Pelo fim da violência institucionalizada no Brasil
Neste artigo, o autor discute a cultura da violência nos aparelhos de segurança e defesa do país e propõe reformas, como a desmilitarização das PMs

Neuton Correa, por Aldenor Ferreira*
Publicado em: 08/02/2025 às 00:01 | Atualizado em: 08/02/2025 às 04:35
As instituições de segurança e defesa do Estado brasileiro são intrinsecamente violentas. Exército, Marinha, Aeronáutica, Polícia Militar, Polícia Rodoviária Federal e outras possuem uma cultura de violência que se alicerça na ideia de extermínio do outro. O problema é que, geralmente, esse “outro” são os próprios concidadãos.
O processo de construção da violência material e simbólica tem início já no processo seletivo para o ingresso nessas forças. As provas físicas já levaram à morte vários candidatos. Após a admissão, a formação nas academias militares continua violenta, com rotinas de humilhação física e mental.
Nesse contexto, com tanto estímulo e apreço pela violência, é quase impossível encontrar policiais e soldados que não sejam truculentos. E, como não temos inimigos externos, essa violência é toda descarregada em cima da população, notadamente os jovens pobres, pretos e periféricos.
Reforma
Alguns colegas sociólogos dizem que é impossível reformar instituições cuja gênese está na violência e que, no limite, estão a serviço dos interesses do grande capital, como as polícias. Nesse contexto, eles defendem a extinção das polícias militares e até mesmo das forças armadas.
Não é mais aceitável que tenhamos almirantes, brigadeiros e generais de quatro estrelas antidemocráticos e analfabetos funcionais.
Aldenor Ferreira, sociólogo.
São argumentos interessantes e respeitáveis, mas, de minha parte, defendo a reforma dessas instituições e não a extinção delas. No caso das PMs, proponho a desmilitarização. No caso do Exército, da Marinha e da Aeronáutica defendo a reformulação de todo o currículo, bem como das formas de ingresso e de promoção na carreira. Não é mais aceitável que tenhamos almirantes, brigadeiros e generais de quatro estrelas antidemocráticos e analfabetos funcionais.

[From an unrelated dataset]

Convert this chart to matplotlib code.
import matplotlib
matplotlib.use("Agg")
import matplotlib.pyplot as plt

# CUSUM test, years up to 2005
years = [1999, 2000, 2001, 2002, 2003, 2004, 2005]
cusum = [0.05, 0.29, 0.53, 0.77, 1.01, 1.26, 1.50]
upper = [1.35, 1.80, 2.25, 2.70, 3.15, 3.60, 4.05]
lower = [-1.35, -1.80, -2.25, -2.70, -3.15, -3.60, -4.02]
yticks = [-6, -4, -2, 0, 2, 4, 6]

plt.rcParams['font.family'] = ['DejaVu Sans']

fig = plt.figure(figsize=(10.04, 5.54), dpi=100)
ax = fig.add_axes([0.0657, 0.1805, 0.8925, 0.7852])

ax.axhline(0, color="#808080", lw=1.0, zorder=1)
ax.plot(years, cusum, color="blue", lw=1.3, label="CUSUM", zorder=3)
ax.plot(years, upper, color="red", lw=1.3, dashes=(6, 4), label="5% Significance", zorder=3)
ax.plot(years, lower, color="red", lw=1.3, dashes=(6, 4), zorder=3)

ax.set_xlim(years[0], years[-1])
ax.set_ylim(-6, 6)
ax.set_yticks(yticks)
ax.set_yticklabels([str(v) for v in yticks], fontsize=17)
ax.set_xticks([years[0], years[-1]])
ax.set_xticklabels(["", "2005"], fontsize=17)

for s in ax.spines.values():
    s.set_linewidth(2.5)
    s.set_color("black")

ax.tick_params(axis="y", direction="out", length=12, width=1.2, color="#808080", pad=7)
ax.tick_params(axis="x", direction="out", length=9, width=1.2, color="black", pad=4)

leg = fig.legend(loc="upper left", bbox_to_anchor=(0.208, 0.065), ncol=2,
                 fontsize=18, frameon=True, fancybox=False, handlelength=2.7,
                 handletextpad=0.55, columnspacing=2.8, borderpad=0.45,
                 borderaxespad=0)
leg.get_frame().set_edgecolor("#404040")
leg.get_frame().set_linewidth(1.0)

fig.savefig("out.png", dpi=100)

As forças de segurança são fundamentais para qualquer país, mas precisam ser, antes de tudo, republicanas e democráticas. A formação deve ser humanística e cidadã, para que os concidadãos não são sejam considerados o inimigo número um de uma determinada força. Nesse contexto, as academias militares precisam formar, antes de tudo, profissionais tecnicamente preparados – e não cães ferozes para o ataque.

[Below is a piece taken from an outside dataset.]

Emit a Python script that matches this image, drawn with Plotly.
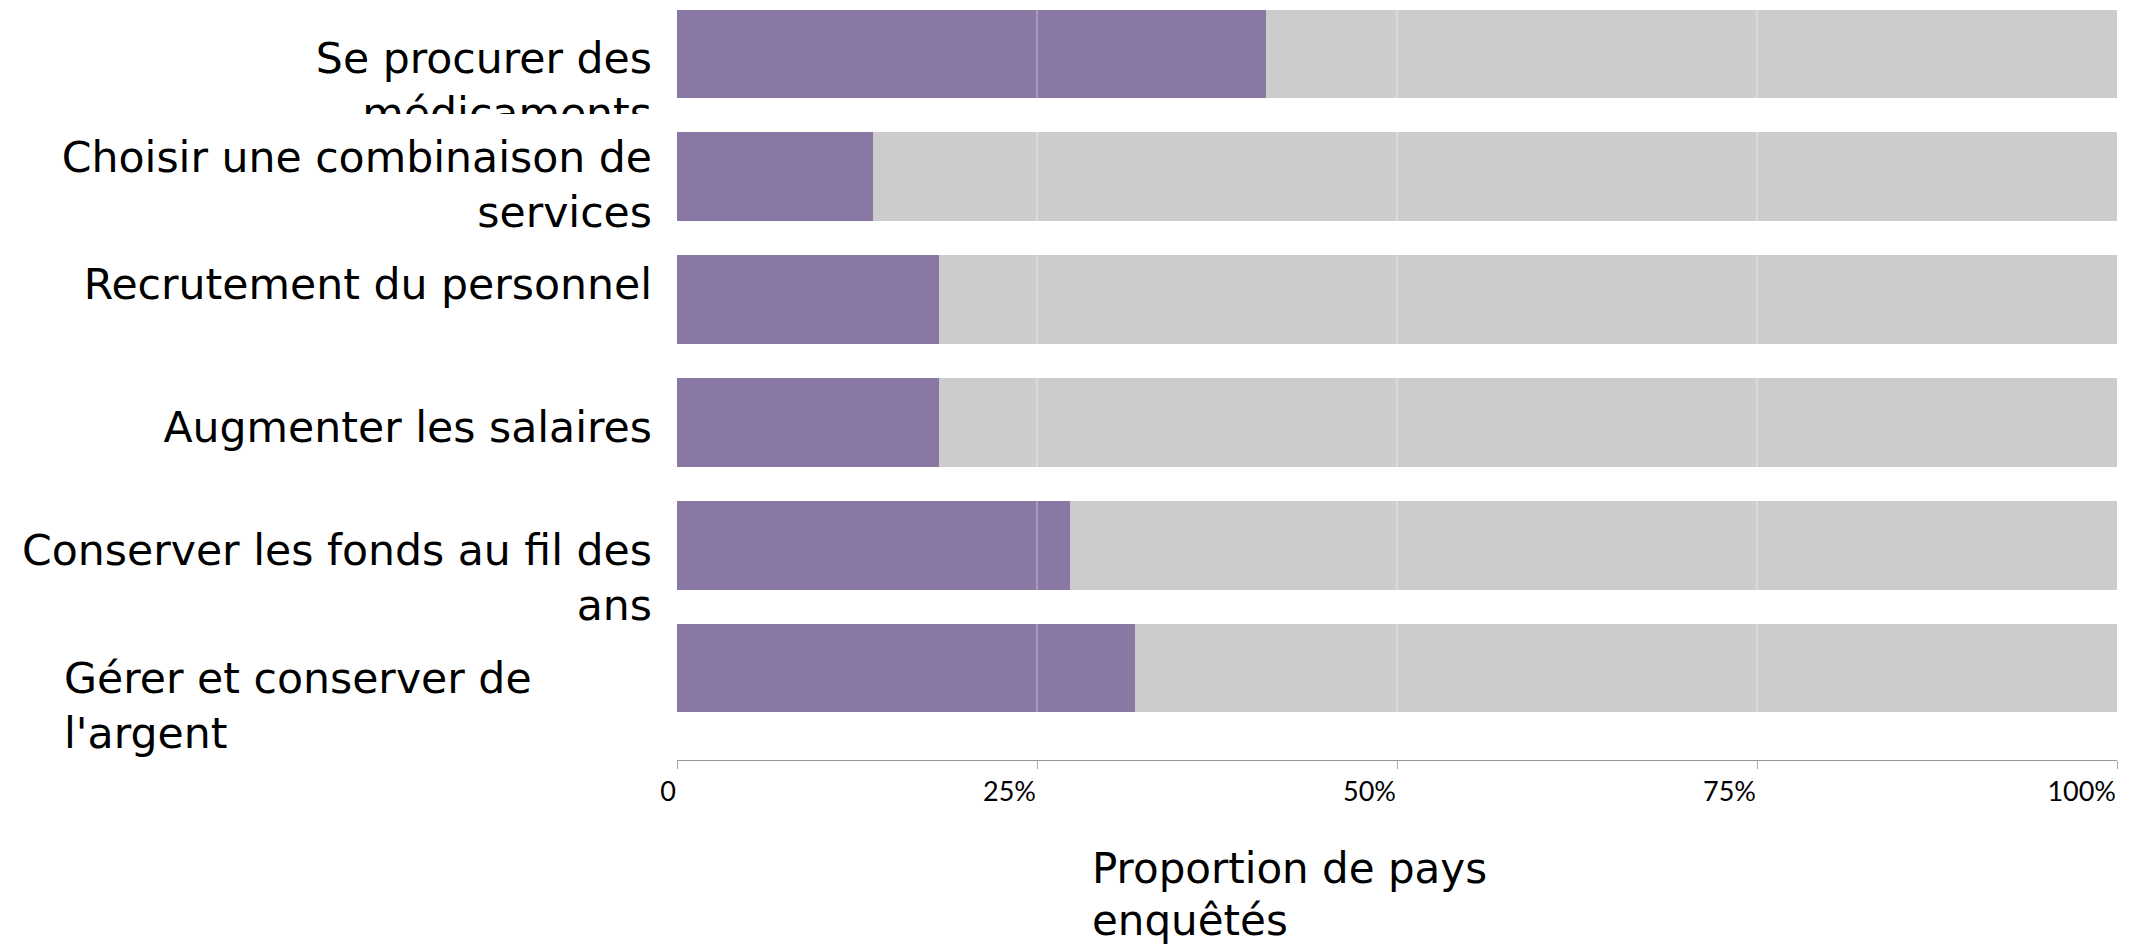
import plotly.graph_objects as go

# ---- data ----
categories = [
    "Se procurer des<br>médicaments",
    "Choisir une combinaison de<br>services",
    "Recrutement du personnel",
    "Augmenter les salaires",
    "Conserver les fonds au fil des<br>ans",
    "Gérer et conserver de<br>l'argent",
]
yes_pct = [40.9, 13.6, 18.2, 18.2, 27.3, 31.8]
no_pct = [59.1, 86.4, 81.8, 81.8, 72.7, 68.2]
tick_vals = [0, 25, 50, 75, 100]
tick_text = ["0", "25%", "50%", "75%", "100%"]
grid_vals = [25, 50, 75]
axis_title_lines = ["Proportion de pays", "enquêtés"]

# ---- style ----
PURPLE = "#8878a3"
GREY = "#cccccc"
W, H = 2133, 937            # page body has an 8px margin
PLOT_L, PLOT_R, PLOT_B = 669, 2109, 752
ROW_PX = 122.8
FIRST_ROW_PX = 46
LABEL_SIZE = 42.6
label_dy = [0.068, -0.126, -0.092, 0.073, 0.075, 0.117]   # first line offset (rows)
LINE_GAP = 0.445                                          # rows between wrapped lines
label_side = ["left", "left", "left", "left", "left", "right"]
FONT = "DejaVu Sans, sans-serif"
LABEL_FONT = dict(family=FONT, size=LABEL_SIZE, color="#000000")
TITLE_SIZE = 42
TITLE_X = 1084
title_baseline_px = [875, 927]

rows = list(range(len(categories)))
y_top = -FIRST_ROW_PX / ROW_PX
y_bot = (PLOT_B - FIRST_ROW_PX) / ROW_PX

fig = go.Figure()
fig.add_trace(go.Bar(
    y=rows, x=yes_pct, orientation="h", marker=dict(color=PURPLE, line=dict(width=0)),
    width=0.722, hoverinfo="skip", showlegend=False,
))
fig.add_trace(go.Bar(
    y=rows, x=no_pct, orientation="h", marker=dict(color=GREY, line=dict(width=0)),
    width=0.722, hoverinfo="skip", showlegend=False,
))

# category labels in a separate label column, one text per wrapped line
for i, lab in enumerate(categories):
    lines = lab.split("<br>")
    ys = [i + label_dy[i] + k * LINE_GAP for k in range(len(lines))]
    right = label_side[i] == "left"
    fig.add_trace(go.Scatter(
        x=[1.0 if right else 0.087] * len(lines), y=ys, xaxis="x2", yaxis="y",
        mode="text", text=lines,
        textposition="middle left" if right else "middle right",
        textfont=LABEL_FONT, cliponaxis=False, hoverinfo="skip", showlegend=False,
    ))

# x-axis title, left-aligned two-line block (overlay axes in pixel units)
fig.add_trace(go.Scatter(
    x=[TITLE_X] * len(axis_title_lines),
    y=[b - 0.25 * TITLE_SIZE for b in title_baseline_px],
    xaxis="x3", yaxis="y3", mode="text", text=axis_title_lines,
    textposition="middle right",
    textfont=dict(family=FONT, size=TITLE_SIZE, color="#000000"),
    cliponaxis=False, hoverinfo="skip", showlegend=False,
))

shapes = [
    # hides the overflow of the first label's second line
    dict(type="rect", xref="x2", yref="y", x0=0, x1=1, y0=0.489, y1=0.67,
         fillcolor="white", line=dict(width=0), layer="above"),
]
for gv in grid_vals:
    shapes.append(dict(type="line", xref="x", yref="y domain", x0=gv, x1=gv, y0=0, y1=1,
                       line=dict(color="rgba(255,255,255,0.35)", width=1.5), layer="above"))

fig.update_layout(
    width=W, height=H,
    margin=dict(l=0, r=0, t=0, b=0, pad=0, autoexpand=False),
    paper_bgcolor="white", plot_bgcolor="rgba(0,0,0,0)",
    barmode="stack",
    xaxis=dict(
        domain=[PLOT_L / W, PLOT_R / W], range=[0, 100], anchor="y",
        tickvals=tick_vals, ticktext=tick_text,
        ticklabelposition="outside left", ticklabelstandoff=8,
        tickfont=dict(family="Lato, sans-serif", size=27, color="#000000"),
        ticks="outside", ticklen=8, tickcolor="#aaaaaa", tickwidth=1,
        showline=True, linecolor="#999999", linewidth=1,
        showgrid=False, zeroline=False, fixedrange=True, automargin=False,
    ),
    yaxis=dict(
        domain=[(H - PLOT_B) / H, 1], anchor="x",
        range=[y_bot, y_top], showticklabels=False, showgrid=False,
        zeroline=False, showline=False, ticks="", fixedrange=True, automargin=False,
    ),
    xaxis2=dict(
        domain=[0, 644 / W], range=[0, 1], anchor="y",
        visible=False, fixedrange=True, automargin=False,
    ),
    xaxis3=dict(domain=[0, 1], range=[0, W], anchor="y3", visible=False,
                fixedrange=True, automargin=False),
    yaxis3=dict(domain=[0, 1], range=[H, 0], anchor="x3", visible=False,
                fixedrange=True, automargin=False),
    shapes=shapes,
)

fig.write_html("out.html")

Hoje, em todas as forças de segurança, a formação de soldados e policiais tem um caráter nazifascista, antidemocrático e antipovo. Trata-se de uma pedagogia anacrônica, presa ao mundo analógico dos tempos da Guerra Fria, da bipolarização do mundo, baseada na carcomida Doutrina da Segurança Nacional. Não há nada mais empoeirado que isso.
Conclusão
Concluo afirmando que a violência está presente em todos os poderes e instituições do nosso país. O Poder Judiciário, por exemplo, por meios de suas instâncias, também comete violência contra a população. Todos os dias, “erros” são cometidos nos tribunais, cuja consequência é o encarceramento de muitos brasileiros, notadamente jovens pobres.
Nesse âmbito, é preciso desinstitucionalizar e erradicar a cultura da violência das instituições brasileiras. Somente dessa forma será possível a construção de um país verdadeiramente democrático, justo e solidário.
No caso das forças armadas e das PMs, é preciso trazê-las para o século XXI, treiná-las, torná-las mais eficientes e cidadãs. A cultura do ódio não pode ser a diretriz pedagógica formativa de nenhuma instituição civil ou militar. Isso não condiz com o Estado Democrático de Direito, com a República e com a Constituição Federal.
Reforma possível
É uma reforma possível? Sim, é possível. Certamente, não será uma tarefa fácil, pois são instituições centenárias, com posturas de ódio por seus concidadãos cristalizadas. Mas é preciso iniciar o debate de forma séria e determinada. Cabe ao governo federal chamar as discussões e propor projetos ao Congresso Nacional de reforma das instituições militares de nosso país, bem como de seu sistema de justiça.
Nesse tema, a sociedade civil precisa participar e se somar à luta pelo fim da institucionalização da violência. Um Estado que se diz democrático não pode ser um Estado assassino. Suas instituições de segurança e defesa não podem agir como milícias ou grupos de extermínio. Permitir esse tipo de comportamento é contribuir para a ruína do próprio Estado Nacional, fato que levará, necessariamente, à barbárie.